Electrolux Professional revealed yesterday that it has agreed to buy commercial catering equipment manufacturer Unified Brands in a deal worth £180m.
The acquisition is the largest that the business has made since becoming a standalone entity following its spin-off from the Electrolux Group.
Unified Brands will be well-known to those with close links to the North American market, but perhaps less so for those who don’t follow events in that part of the world quite so closely.
So what exactly has Electrolux Professional got for its money? Here, we take a look at the numbers…
£180m – that sounds a lot?
While it’s not in the same sort of league as the Ali Group- Welbilt deal (that runs into the billions of dollars), Unified Brands is still a significant player by any measure. Even after the disruption of Covid-19 and all the challenges facing catering equipment manufacturers, the business is still projected to do £100m of revenue this year and employs more than 600 staff. For context, Electrolux Professional is about a £600m business globally.
What sort of manufacturing capabilities does it have?
Georgia-based Unified Brands operates two manufacturing and R&D facilities – one in Michigan and one in Mississippi. Given Electrolux’s main motivation for the deal is to gain a stronger foothold in the US market, this deal gives it immediate access to a significant manufacturing bases from which to enhance its position.
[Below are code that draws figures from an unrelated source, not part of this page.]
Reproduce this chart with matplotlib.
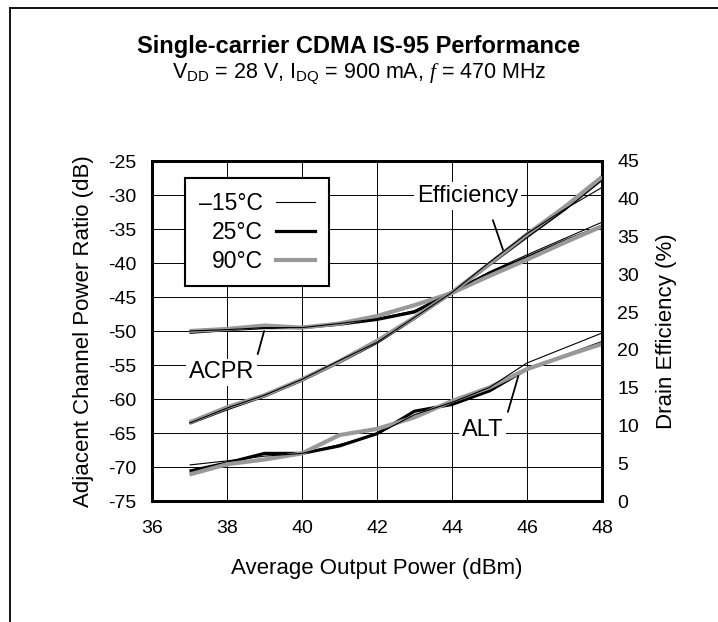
import matplotlib
matplotlib.use("Agg")
import matplotlib.pyplot as plt
from matplotlib.lines import Line2D
import numpy as np

plt.rcParams['font.family'] = ['Liberation Sans', 'DejaVu Sans']
plt.rcParams['mathtext.fontset'] = 'custom'
plt.rcParams['mathtext.rm'] = 'Liberation Sans'
plt.rcParams['mathtext.it'] = 'Liberation Serif:italic'
plt.rcParams['axes.unicode_minus'] = False

# output power (dBm)
pout = [37, 38, 39, 40, 41, 42, 43, 44, 45, 46, 47, 48]

# ACPR (dB), left axis
acpr_m15 = [-50.0, -49.8, -49.5, -49.5, -48.9, -48.2, -47.0, -44.3, -41.3, -38.8, -36.4, -34.0]
acpr_25 = [-50.2, -49.8, -49.5, -49.5, -49.0, -48.3, -47.2, -44.3, -41.5, -39.2, -36.8, -34.6]
acpr_90 = [-50.0, -49.7, -49.2, -49.5, -48.9, -47.8, -46.2, -44.4, -41.9, -39.5, -37.0, -34.6]

# ALT (dB), left axis
alt_m15 = [-69.7, -69.1, -68.4, -68.0, -66.7, -65.2, -62.3, -60.5, -58.3, -54.7, -52.5, -50.3]
alt_25 = [-70.6, -69.4, -68.0, -68.0, -66.9, -65.1, -61.8, -60.8, -58.8, -55.6, -53.7, -51.7]
alt_90 = [-71.1, -69.6, -68.9, -68.0, -65.3, -64.4, -62.7, -60.3, -58.3, -55.6, -53.7, -51.9]

# drain efficiency (%), right axis
eff_m15 = [10.3, 12.3, 14.0, 16.1, 18.6, 21.0, 24.3, 27.6, 31.6, 35.4, 38.6, 41.5]
eff_25 = [10.3, 12.2, 13.9, 16.0, 18.4, 21.0, 24.2, 27.6, 31.3, 35.0, 38.6, 42.6]
eff_90 = [10.4, 12.4, 14.0, 16.1, 18.5, 21.2, 24.3, 27.6, 31.4, 35.3, 38.9, 42.9]

temps = ['\u201315\u00b0C', '25\u00b0C', '90\u00b0C']
styles = [dict(color='black', lw=0.8, zorder=4),
          dict(color='black', lw=2.3, zorder=2),
          dict(color='#999999', lw=3.0, zorder=3)]

fig = plt.figure(figsize=(7.18, 6.22), dpi=100)
ax = fig.add_axes([152 / 718, 1 - 501 / 622, 450 / 718, 340 / 622])
ax2 = ax.twinx()

for st, a, b in zip(styles, [acpr_m15, acpr_25, acpr_90], [alt_m15, alt_25, alt_90]):
    ax.plot(pout, a, solid_capstyle='butt', **st)
    ax.plot(pout, b, solid_capstyle='butt', **st)
for st, e in zip(styles, [eff_m15, eff_25, eff_90]):
    ax2.plot(pout, e, solid_capstyle='butt', **st)

ax.set_xlim(36, 48)
ax.set_ylim(-75, -25)
ax2.set_ylim(0, 45)
ax.set_xticks(np.arange(36, 49, 2))
ax.set_yticks(np.arange(-75, -24, 5))
ax2.set_yticks(np.arange(0, 46, 5))
ax.grid(True, color='black', lw=0.7)
ax.set_axisbelow(True)

for a in (ax, ax2):
    a.tick_params(length=0, labelsize=14, pad=11)
    for s in a.spines.values():
        s.set_linewidth(2.0)
ax.tick_params(axis='x', pad=13.5)

ax.set_xlabel('Average Output Power (dBm)', fontsize=16, labelpad=15)
ax.set_ylabel('Adjacent Channel Power Ratio (dB)', fontsize=16, labelpad=10)
ax2.set_ylabel('Drain Efficiency (%)', fontsize=16, labelpad=12)

# legend
handles = [Line2D([], [], **st) for st in styles]
leg = ax.legend(handles, temps, loc='upper left', bbox_to_anchor=(0.073, 0.95),
                borderaxespad=0, markerfirst=False, fontsize=16.5, fancybox=False,
                framealpha=1, edgecolor='black', handlelength=1.7,
                labelspacing=0.26, borderpad=0.6, handletextpad=0.6)
leg.get_frame().set_linewidth(1.5)
leg.set_zorder(10)

# curve labels
tb = dict(facecolor='white', edgecolor='none', pad=2)
ax.text(44.42, -30.1, 'Efficiency', fontsize=17, ha='center', va='center', bbox=tb, zorder=5)
ax.text(37.85, -56.1, 'ACPR', fontsize=17, ha='center', va='center', bbox=tb, zorder=5)
ax.text(44.82, -64.5, 'ALT', fontsize=17, ha='center', va='center', bbox=tb, zorder=5)
lead = dict(arrowstyle='-', lw=1.3, color='black', shrinkA=0, shrinkB=0)
ax.annotate('', xy=(45.4, -38.7), xytext=(45.09, -33.7), arrowprops=lead)
ax.annotate('', xy=(38.99, -50.0), xytext=(38.82, -53.4), arrowprops=lead)
ax.annotate('', xy=(45.77, -56.6), xytext=(45.49, -61.9), arrowprops=lead)

fig.text(0.5, 1 - 47 / 622, 'Single-carrier CDMA IS-95 Performance',
         fontsize=17, fontweight='bold', ha='center', va='center')
fig.text(0.5, 1 - 74 / 622, r'V$_\mathrm{DD}$ = 28 V, I$_\mathrm{DQ}$ = 900 mA, $f$ = 470 MHz',
         fontsize=15.5, ha='center', va='center')

# outer frame (top and left edges)
fig.add_artist(Line2D([10 / 718, 1], [1 - 8 / 622, 1 - 8 / 622], color='black', lw=1.3,
                      transform=fig.transFigure))
fig.add_artist(Line2D([10 / 718, 10 / 718], [0, 1 - 8 / 622], color='black', lw=1.3,
                      transform=fig.transFigure))

fig.savefig('out.png', dpi=100)
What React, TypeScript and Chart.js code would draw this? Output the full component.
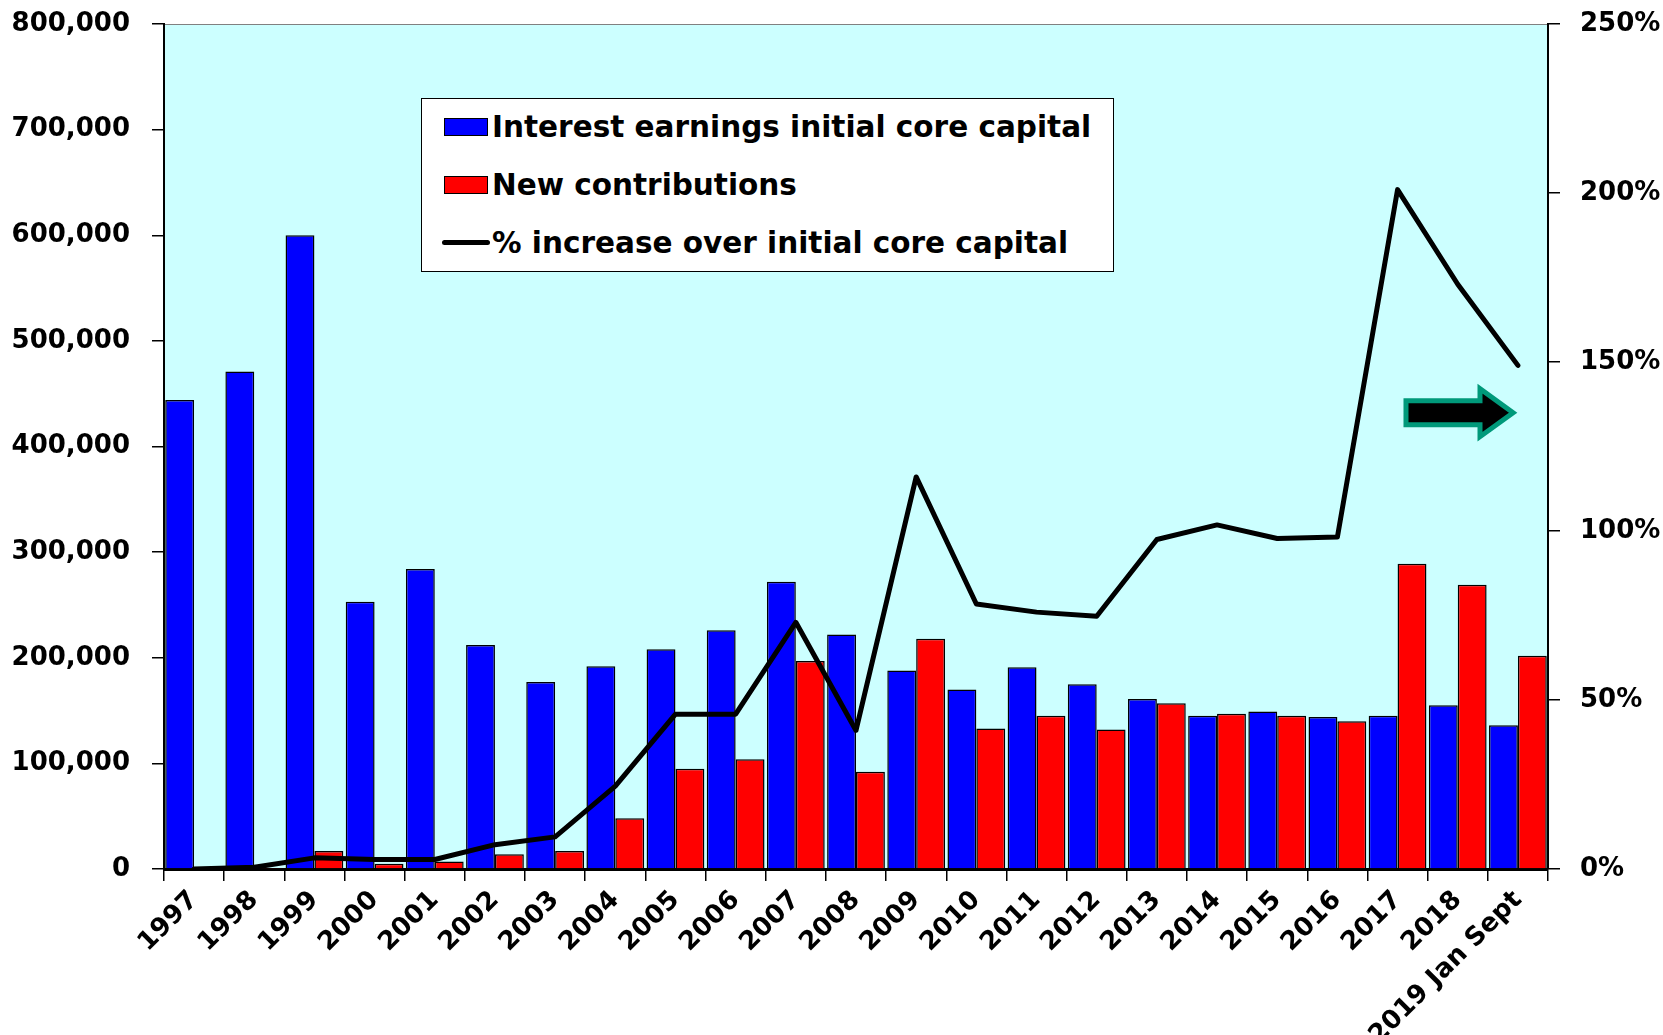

What brands are important in this deal?
Electrolux will gain access to a five brands that are well-entrenched in the US market. Its own business model is centred on providing customers with a ‘complete’ kitchen solution – meaning cooking, refrigeration, warewashing and beverage – and Unified Brands’ structure fits this profile. Here’s a breakdown of the brands in question:
Groen: Wide range of cooking equipment, including braising pans, steam jacketed kettles, convection steamers and combi ovens.
Randell: Established range of foodservice refrigeration, including prep stations, modular counters, serving lines, blast chillers and undercounter refrigeration.
Avtec: Ventilation systems, conveyors and utility distribution solutions.
CapKold: Specialist line of sous vide systems, cook-chill systems, pump/fill stations and band sealers.
Power Soak: Innovative wash systems specifically developed for demanding commercial kitchens.
What are the implications for the UK?
It’s far too early to tell. Electrolux has a history of bringing technology that it has acquired or developed in Europe to the UK, but it has made it clear that the main rationale for this acquisition is to improve its position in the US market. With the likes of Middleby and Ali Group driving consolidation in that part of the world, Electrolux needed to make a statement in order to avoid losing ground. Once the acquisition is bedded down, however, it’s certainly conceivable that it could look to introduce the technologies it has inherited into markets where they fit a gap, including the UK.
How is Electrolux paying for the deal?
The acquisition is financed by internal funds and existing bank and credit lines. The company says that the net debt/EBITDA ratio after the acquisition is not expected to be above the company target of 2.5x.